The third problem was this ramp from westbound I-90 with the ramp from 14th coming together. After that, we have the divergence of this ramp here. There was simply too much going on that ramp. So we removed 14th Street. We bring it on from 18th and bring it on further down on I-71. After this ramp, traffic comes down from the Post Office that’s already exited. So we have a lower volume of traffic coming in, and we bring this on as a dedicated add lane. That gets rid of the conflict points we had on that previous ramp configuration. It eliminated the primary cause that we had for that approach.
The final problem area that we had was this short weave where we have I-77 coming on, the existing East 22nd coming off, followed immediately by Carnegie coming off. In order to correct that, we removed East 22nd and Carnegie and reconfigured their access. From I-90, you get off and come up to East 22nd and Central. You take a left, then a right, and you are on Carnegie. For I-77, you come up again here at Community College. You take a left, one traffic light, two traffic lights, a right, and you are back on Carnegie as well.
So we’ve got that bad weave area that is completely removed from the facility. That removes that conflict point and the safety problems associated with it. We talked about the fact that we have a capacity issue here. That lets us bring these lanes from I-77 on as an add lane, which allows us to bring four lanes up through the Trench to the Chester Avenue exit. And then we drop one of those lanes at the Chester Avenue exit. Again, this improves the capacity that we need in that area and removes the safety problem.

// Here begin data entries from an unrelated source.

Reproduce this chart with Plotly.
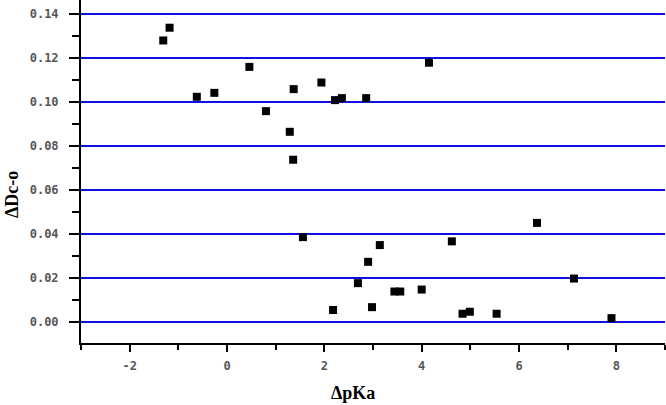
import plotly.graph_objects as go

# Data
delta_pka = [-1.31, -1.18, -0.62, -0.26, 0.46, 0.80, 1.29, 1.36, 1.37, 1.94,
             2.22, 2.36, 2.86, 4.15, 1.56, 3.14, 2.90, 2.69, 2.18, 2.98,
             3.44, 3.56, 4.00, 4.62, 4.84, 4.99, 5.54, 6.37, 7.13, 7.90]
delta_dco = [0.1280, 0.1338, 0.1024, 0.1042, 0.1160, 0.0959, 0.0865, 0.0738, 0.1059, 0.1089,
             0.1009, 0.1018, 0.1018, 0.1179, 0.0386, 0.0350, 0.0274, 0.0177, 0.0055, 0.0068,
             0.0139, 0.0139, 0.0148, 0.0367, 0.0038, 0.0047, 0.0038, 0.0451, 0.0198, 0.0018]

x_ticks = [-2, 0, 2, 4, 6, 8]
x_tick_labels = ["-2", "0", "2", "4", "6", "8"]
y_ticks = [0.00, 0.02, 0.04, 0.06, 0.08, 0.10, 0.12, 0.14]
y_tick_labels = ["0.00", "0.02", "0.04", "0.06", "0.08", "0.10", "0.12", "0.14"]

fig = go.Figure()
fig.add_trace(go.Scatter(
    x=delta_pka, y=delta_dco, mode="markers",
    marker=dict(symbol="square", size=8, color="black", line=dict(width=0)),
    showlegend=False, cliponaxis=False,
))

tickfont = dict(family="DejaVu Sans Mono", size=12, color="#555555", weight="bold")

fig.update_layout(
    width=666, height=405,
    margin=dict(l=81, r=1, t=0, b=62),
    paper_bgcolor="white", plot_bgcolor="white",
    xaxis=dict(
        range=[-3, 9], tickvals=x_ticks, ticktext=x_tick_labels,
        automargin=False,
        showgrid=False, zeroline=False,
        showline=True, linecolor="black", linewidth=2,
        ticks="outside", ticklen=7, tickwidth=2, tickcolor="black",
        tickfont=tickfont, ticklabelstandoff=4,
        minor=dict(dtick=1, tick0=-3, ticks="outside", ticklen=5, tickwidth=2, tickcolor="black", showgrid=False),
    ),
    yaxis=dict(
        range=[-0.0095, 0.1464], tickvals=y_ticks, ticktext=y_tick_labels,
        automargin=False,
        showgrid=True, gridcolor="#1010e6", gridwidth=2,
        zeroline=False,
        showline=True, linecolor="black", linewidth=2,
        ticks="outside", ticklen=10, tickwidth=2, tickcolor="black",
        tickfont=tickfont, ticklabelstandoff=8,
        minor=dict(dtick=0.01, tick0=0.01, ticks="outside", ticklen=7, tickwidth=2, tickcolor="black", showgrid=False),
    ),
    annotations=[
        dict(text="ΔpKa", xref="paper", yref="paper", x=(353 - 81) / 584, y=-(393 - 343) / 343,
             showarrow=False, xanchor="center", yanchor="middle",
             font=dict(family="Liberation Serif", size=18, color="black", weight="bold")),
        dict(text="ΔDc-o", xref="paper", yref="paper", x=-(81 - 12) / 584, y=(343 - 195) / 343,
             showarrow=False, xanchor="center", yanchor="middle", textangle=-90,
             font=dict(family="Liberation Serif", size=18, color="black", weight="bold")),
    ],
)

fig.write_html("out.html", config={"displayModeBar": False},
               post_script="document.body.style.margin='0';")
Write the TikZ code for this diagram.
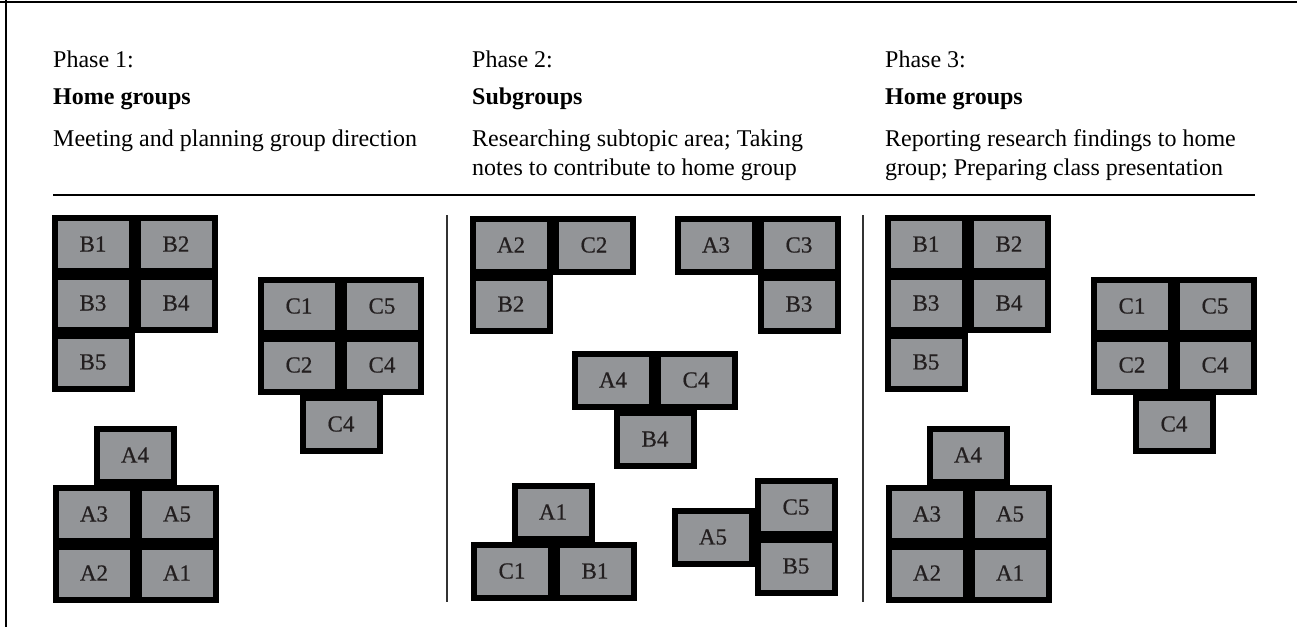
\documentclass[tikz,border=0pt]{standalone}
\usepackage{fontspec}
\setmainfont{Liberation Serif}
\newfontface\tilefont{Liberation Serif}[FakeBold=0.6]
\definecolor{tilegray}{HTML}{939598}
\definecolor{tiletext}{HTML}{231F20}
\tikzset{
  tile/.style={rectangle,draw=black,line width=6pt,fill=tilegray,
    minimum width=77pt,minimum height=53pt,inner sep=0pt,
    text=tiletext,font=\tilefont\fontsize{23}{26}\selectfont},
  head/.style={anchor=base west,inner sep=0pt,font=\fontsize{24}{29}\selectfont},
}

\begin{document}
\begin{tikzpicture}[x=1pt,y=-1pt]
\useasboundingbox (0,0) rectangle (1297,627);
% frame and rules
\draw[line width=2.8pt] (0,2) -- (1297,2);
\draw[line width=2.8pt] (6,0) -- (6,627);
\draw[line width=1.3pt] (53,195) -- (1255,195);
\draw[line width=1.2pt,black!80] (447,215) -- (447,602);
\draw[line width=1.2pt,black!80] (863,215) -- (863,602);

% headings
\node[head] (h1a) at (53,67) {Phase 1:};
\node[head] (h1b) at (53,104) {\bfseries Home groups};
\node[head] (h1c) at (53,146) {Meeting and planning group direction};
\node[head] (h2a) at (472,67) {Phase 2:};
\node[head] (h2b) at (472,104) {\bfseries Subgroups};
\node[head] (h2c) at (472,146) {Researching subtopic area; Taking};
\node[head] (h2d) at (472,175) {notes to contribute to home group};
\node[head] (h3a) at (885,67) {Phase 3:};
\node[head] (h3b) at (885,104) {\bfseries Home groups};
\node[head] (h3c) at (885,146) {Reporting research findings to home};
\node[head] (h3d) at (885,175) {group; Preparing class presentation};

% phase 1
\node[tile] (p1b1) at (93,244) {B1};
\node[tile] (p1b2) at (176,244) {B2};
\node[tile] (p1b3) at (93,303) {B3};
\node[tile] (p1b4) at (176,303) {B4};
\node[tile] (p1b5) at (93,362) {B5};
\node[tile] (p1c1) at (299,306) {C1};
\node[tile] (p1c5) at (382,306) {C5};
\node[tile] (p1c2) at (299,365) {C2};
\node[tile] (p1c4) at (382,365) {C4};
\node[tile] (p1c4x) at (341,424) {C4};
\node[tile] (p1a4) at (135,455) {A4};
\node[tile] (p1a3) at (94,514) {A3};
\node[tile] (p1a5) at (177,514) {A5};
\node[tile] (p1a2) at (94,573) {A2};
\node[tile] (p1a1) at (177,573) {A1};

% phase 2
\node[tile] (p2a2) at (511,245) {A2};
\node[tile] (p2c2) at (594,245) {C2};
\node[tile] (p2b2) at (511,304) {B2};
\node[tile] (p2a3) at (716,245) {A3};
\node[tile] (p2c3) at (799,245) {C3};
\node[tile] (p2b3) at (799,304) {B3};
\node[tile] (p2a4) at (613,380) {A4};
\node[tile] (p2c4) at (696,380) {C4};
\node[tile] (p2b4) at (655,439) {B4};
\node[tile] (p2a1) at (553,512) {A1};
\node[tile] (p2c1) at (512,571) {C1};
\node[tile] (p2b1) at (595,571) {B1};
\node[tile] (p2a5) at (713,537) {A5};
\node[tile] (p2c5) at (796,507) {C5};
\node[tile] (p2b5) at (796,566) {B5};

% phase 3
\node[tile] (p3b1) at (926,244) {B1};
\node[tile] (p3b2) at (1009,244) {B2};
\node[tile] (p3b3) at (926,303) {B3};
\node[tile] (p3b4) at (1009,303) {B4};
\node[tile] (p3b5) at (926,362) {B5};
\node[tile] (p3c1) at (1132,306) {C1};
\node[tile] (p3c5) at (1215,306) {C5};
\node[tile] (p3c2) at (1132,365) {C2};
\node[tile] (p3c4) at (1215,365) {C4};
\node[tile] (p3c4x) at (1174,424) {C4};
\node[tile] (p3a4) at (968,455) {A4};
\node[tile] (p3a3) at (927,514) {A3};
\node[tile] (p3a5) at (1010,514) {A5};
\node[tile] (p3a2) at (927,573) {A2};
\node[tile] (p3a1) at (1010,573) {A1};
\end{tikzpicture}
\end{document}
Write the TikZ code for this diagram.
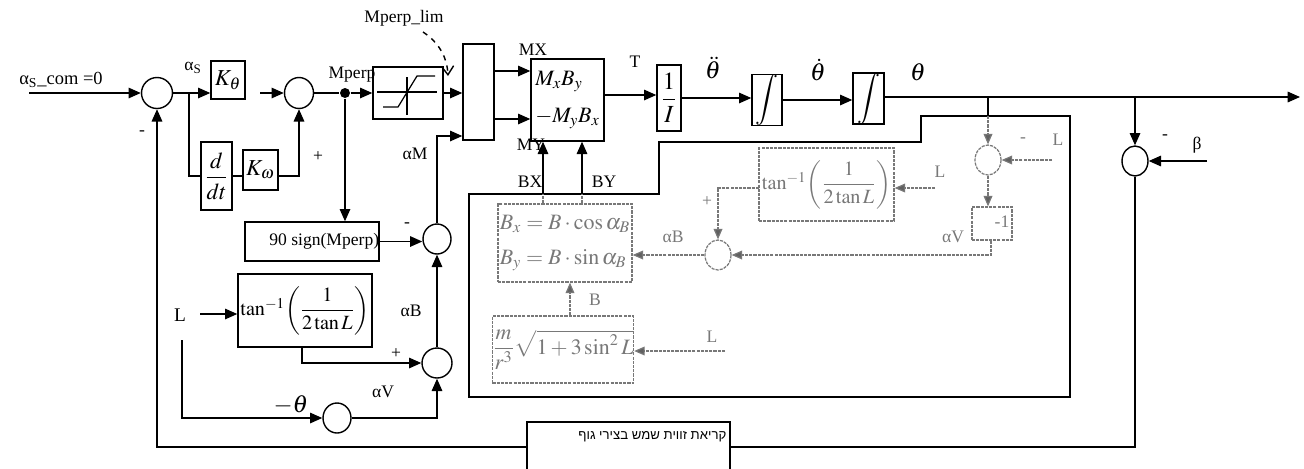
\documentclass[tikz,border=0pt]{standalone}
\usepackage{amsmath}
\usepackage{mathptmx}
\usepackage{fontspec}
\setmainfont{Liberation Serif}
\newfontfamily\hebfont[Script=Hebrew]{Liberation Sans}
\TeXXeTstate=1
\usetikzlibrary{arrows.meta,shapes.geometric,calc}
\definecolor{gr}{RGB}{120,120,120}
\begin{document}
\begin{tikzpicture}[x=0.02cm,y=-0.02cm,
  line width=0.8pt,
  sz/.style 2 args={minimum width=#1*0.02cm,minimum height=#2*0.02cm},
  box/.style={draw,inner sep=0pt,line width=0.8pt},
  sumc/.style={draw,ellipse,inner sep=0pt,line width=0.8pt},
  gbox/.style={draw=gr,text=gr,inner sep=0pt,line width=0.7pt,dash pattern=on 1.8pt off 0.6pt},
  gsum/.style={draw=gr,ellipse,inner sep=0pt,line width=0.7pt,dash pattern=on 1.8pt off 0.6pt},
  arr/.style={-{Triangle[length=7pt,width=6pt]}},
  gl/.style={draw=gr,line width=0.7pt,dash pattern=on 1.8pt off 0.6pt},
  garr/.style={gl,-{Triangle[length=6pt,width=5pt,fill=gr!80!black]}},
  lbl/.style={font=\fontsize{10}{12}\selectfont,inner sep=0pt},
  glbl/.style={font=\fontsize{10}{12}\selectfont,inner sep=0pt,text=gr},
  mth/.style={font=\fontsize{13}{15}\selectfont}
]
\useasboundingbox (0,0) rectangle (1304,468);

% ---------- black blocks ----------
\node[sumc,sz={31}{31}] (sum1) at (157,93) {};
\node[box,sz={34}{38},mth] (kth) at (228,80) {$K_\theta$};
\node[box,sz={31}{68},mth] (ddt) at (216.5,176) {$\dfrac{d}{dt}$};
\node[box,sz={35}{40},mth] (kom) at (260.5,170) {$K_\omega$};
\node[sumc,sz={29}{31}] (sum2) at (299,93) {};
\node[circle,fill,inner sep=0pt,minimum size=10*0.02cm] (dot) at (345,93) {};
\node[box,sz={70}{52}] (sat) at (408,93) {};
\node[box,sz={31}{96}] (mux) at (478.5,92) {};
\node[box,sz={73}{82},align=left,font=\fontsize{12.5}{15}\selectfont] (mb) at (567.5,100) {$M_xB_y$\\[6pt]$-M_yB_x$};
\node[box,sz={24}{66},font=\fontsize{14}{16}\selectfont] (inv) at (669,98) {$\dfrac{1}{I}$};
\node[box,sz={30}{48},font=\fontsize{14.5}{17}\selectfont] (int1) at (767,100) {$\displaystyle\int$};
\node[box,sz={31}{47},font=\fontsize{14.5}{17}\selectfont] (int2) at (868.5,98.5) {$\displaystyle\int$};
\node[box,sz={134}{39},lbl] (sgn) at (312,241.5) {\hspace*{14pt}90 sign(Mperp)};
\node[sumc,sz={28}{30}] (sumM) at (437,239) {};
\node[box,sz={134}{73},font=\fontsize{11.5}{14}\selectfont] (tanb) at (305,310.5) {$\tan^{-1}\!\left(\dfrac{1}{2\tan L}\right)$};
\node[sumc,sz={30}{30}] (sumB) at (437,363) {};
\node[sumc,sz={28}{30}] (sumV) at (337,418) {};
\node[sumc,sz={26}{30}] (sumR) at (1135,161) {};
\node[box,sz={203}{50}] (heb) at (628.5,447) {};
\node[anchor=north east,inner sep=0pt,font=\hebfont\fontsize{7.5}{9}\selectfont] (hebt) at (727,431) {\beginR קריאת זווית שמש בצירי גוף\endR};

% saturation glyph
\draw[line width=0.7pt] (377,92) -- (437,92);
\draw[line width=0.7pt] (407,77) -- (407,115);
\draw[line width=0.7pt] (383,107) -- (398,107) -- (417,76) -- (435,76);

% ---------- container ----------
\draw (469,194) -- (659,194) -- (659,142) -- (921,142) -- (921,116) -- (1070,116) -- (1070,397) -- (469,397) -- cycle;

% ---------- gray blocks ----------
\node[gbox,sz={134}{78},align=left,font=\fontsize{12.5}{15}\selectfont] (gbx) at (565,243) {$B_x=B\cdot\cos\alpha_B$\\[5pt]$B_y=B\cdot\sin\alpha_B$};
\node[gbox,sz={140}{67},font=\fontsize{12.5}{15}\selectfont] (gB) at (563,349.5) {$\dfrac{m}{r^3}\sqrt{1+3\sin^2 L}$};
\node[gsum,sz={26}{30}] (gsumB) at (718,255) {};
\node[gbox,sz={135}{73},font=\fontsize{11.5}{14}\selectfont] (gtan) at (826.5,184.5) {$\tan^{-1}\!\left(\dfrac{1}{2\tan L}\right)$};
\node[gsum,sz={26}{30}] (gsumR) at (988,160) {};
\node[gbox,sz={40}{33}] (gneg) at (992,223.5) {};
\node[glbl] (gnegt) at (1002,222) {-1};

% ---------- labels ----------
\node[inner sep=0pt,font=\fontsize{10.5}{12}\selectfont] (lin) at (61,80) {α\textsubscript{S}\_com =0};
\node[lbl] (las) at (193,68) {α\textsubscript{S}};
\node[lbl] (lm1) at (142,133) {-};
\node[lbl] (lp1) at (318,157) {+};
\node[lbl] (lmp) at (352,75) {Mperp};
\node[lbl] (llim) at (404,18) {Mperp\_lim};
\node[lbl] (lam) at (415,154) {αM};
\node[lbl] (lmx) at (533,50) {MX};
\node[lbl] (lmy) at (531,145) {MY};
\node[lbl] (lt) at (635,62) {T};
\node[inner sep=0pt,font=\fontsize{14}{16}\selectfont] (ldd) at (713,68) {$\ddot\theta$};
\node[inner sep=0pt,font=\fontsize{14}{16}\selectfont] (ld) at (818,70) {$\dot\theta$};
\node[inner sep=0pt,font=\fontsize{14}{16}\selectfont] (lth) at (918,72) {$\theta$};
\node[lbl] (lbx) at (530,182) {BX};
\node[lbl] (lby) at (604,182) {BY};
\node[lbl] (lm2) at (407,225) {-};
\node[inner sep=0pt,font=\fontsize{11}{13}\selectfont] (lL) at (180,315) {L};
\node[lbl] (lab) at (411,311) {αB};
\node[lbl] (lp2) at (396,354) {+};
\node[lbl] (lav) at (383,392) {αV};
\node[inner sep=0pt,font=\fontsize{14}{16}\selectfont] (lnt) at (291,405) {$-\theta$};
\node[lbl] (lm3) at (1165,137) {-};
\node[lbl] (lbeta) at (1197,145) {β};
% gray labels
\node[glbl] (gp) at (707,202) {+};
\node[glbl] (gab) at (673,237) {αB};
\node[glbl] (gbl) at (595,300) {B};
\node[glbl] (gl1) at (712,337) {L};
\node[glbl] (gl2) at (940,172) {L};
\node[glbl] (gm) at (1023,140) {-};
\node[glbl] (gl3) at (1058,140) {L};
\node[glbl] (gav) at (953,237) {αV};

% ---------- coordinates ----------
\coordinate (in0) at (29,93);
\coordinate (b1) at (189,93);
\coordinate (kin) at (260,93);
\coordinate (mxin) at (450,136);
\coordinate (m1) at (494,71);
\coordinate (m2) at (494,119);
\coordinate (tout) at (604,95);
\coordinate (out) at (1300,97);
\coordinate (tap1) at (988,97);
\coordinate (tap1b) at (988,116);
\coordinate (tap2) at (1135,97);
\coordinate (bin) at (1207,161);
\coordinate (la) at (200,314);
\coordinate (ldn) at (182,340);
\coordinate (bxl) at (543,194);
\coordinate (byl) at (582,194);
\coordinate (gLa) at (725,351);
\coordinate (gLb) at (935,188);
\coordinate (gLc) at (1052,160);
\coordinate (gt1) at (759,188);

% ---------- black connectors ----------
\draw[arr] (in0) -- (sum1.west);
\draw[arr] (sum1.east) -- (sum1.east -| kth.west);
\draw (b1) |- (ddt.west);
\draw (ddt.east) -- (ddt.east -| kom.west);
\draw[arr] (ddt.east -| kom.east) -| (sum2.south);
\draw[arr] (kin) -- (sum2.west);
\draw (sum2.east) -- (dot);
\draw[arr] (dot) -- (sat.west |- dot);
\draw[arr] (dot) -- (dot |- sgn.north);
\draw[arr] (sat.east) -- (sat.east -| mux.west);
\draw[arr] (sumM.north) |- (mxin -| mux.west);
\draw[arr] (m1) -- (m1 -| mb.west);
\draw[arr] (m2) -- (m2 -| mb.west);
\draw[arr] (tout) -- (tout -| inv.west);
\draw[arr] (inv.east) -- (inv.east -| int1.west);
\draw[arr] (int1.east) -- (int1.east -| int2.west);
\draw[arr] (int2.east |- out) -- (out);
\draw (tap1) -- (tap1b);
\draw[garr] (tap1b) -- (gsumR.north);
\draw[arr] (tap2) -- (sumR.north);
\draw[arr] (bin) -- (sumR.east);
\draw (sumR.south) |- (heb.east);
\draw[arr] (heb.west) -| (sum1.south);
\draw[arr] (sgn.east) -- (sgn.east -| sumM.west);
\draw[arr] (sumB.north) -- (sumM.south);
\draw[arr] (la) -- (la -| tanb.west);
\draw[arr] (tanb.south -| 302,0) |- (sumB.west);
\draw[arr] (ldn) |- (sumV.west);
\draw[arr] (sumV.east) -| (sumB.south);
\draw[gl] (bxl |- gbx.north) -- (bxl);
\draw[gl] (byl |- gbx.north) -- (byl);
\draw[arr] (bxl) -- (bxl |- mb.south);
\draw[arr] (byl) -- (byl |- mb.south);
\draw[dashed,line width=0.8pt,-{Straight Barb[length=5pt,width=7pt]}] (423,32) .. controls (438,42) and (447,56) .. (448,76);

% ---------- gray connectors ----------
\draw[garr] (gB.north -| 570,0) -- (gbx.south -| 570,0);
\draw[garr] (gLa) -- (gLa -| gB.east);
\draw[garr] (gsumB.west) -- (gsumB.west -| gbx.east);
\draw[garr] (gt1) -| (gsumB.north);
\draw[garr] (gLb) -- (gLb -| gtan.east);
\draw[garr] (gLc) -- (gsumR.east);
\draw[garr] (gsumR.south) -- (gsumR.south |- gneg.north);
\draw[garr] (gneg.south -| 991,0) |- (gsumB.east);
\end{tikzpicture}
\end{document}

Since we last met, no real changes – sorry -- one additional change has been made. It doesn’t really show up on the graphic because it is a 2-D graphic. It is this ramp from
I-77 northbound to I-90 eastbound. When we first looked at how to configure this interchange, we brought that ramp up and it stayed up at about the second level -- about the second story of a building. And it ran along the back side of the property, where the Visiting Nurse Association is and the Credit Union. Since that time we have looked at the reconfiguration of this ramp coming into East 22nd and Community College.
Once we come across 22nd, this ramp begins to go down and dive because it is going to come up into the Trench Area here which is already in place. As the Innerbelt enters the Trench, it depresses to one level below the city street grid. So as we come around here, it is beginning to depress to about ground level. This allows the ramp to pull off just at ground level. Then it continues along, which reduces the visual impact to this area off this ramp. So instead of this ramp being up high and coming along the back of those properties, the ramp is coming in much lower. It is also pushed out a little bit. The previous design impacted the southwest corner of this property. This cut off the Credit Union’s drive-through access. It now has been pushed out enough to eliminate that impact. Other than that, no other changes to this section.
William Beckenbach -- The Quadrangle: This question ties in with the Trench. If I am coming from the north in an ambulance or EMS vehicle, how do I get to St. Vincent Hospital?
Dorothy: If you are coming north, you are going to come around onto I-77. You are going to get off here and come up 30th into the hospital. That is close to how it is done.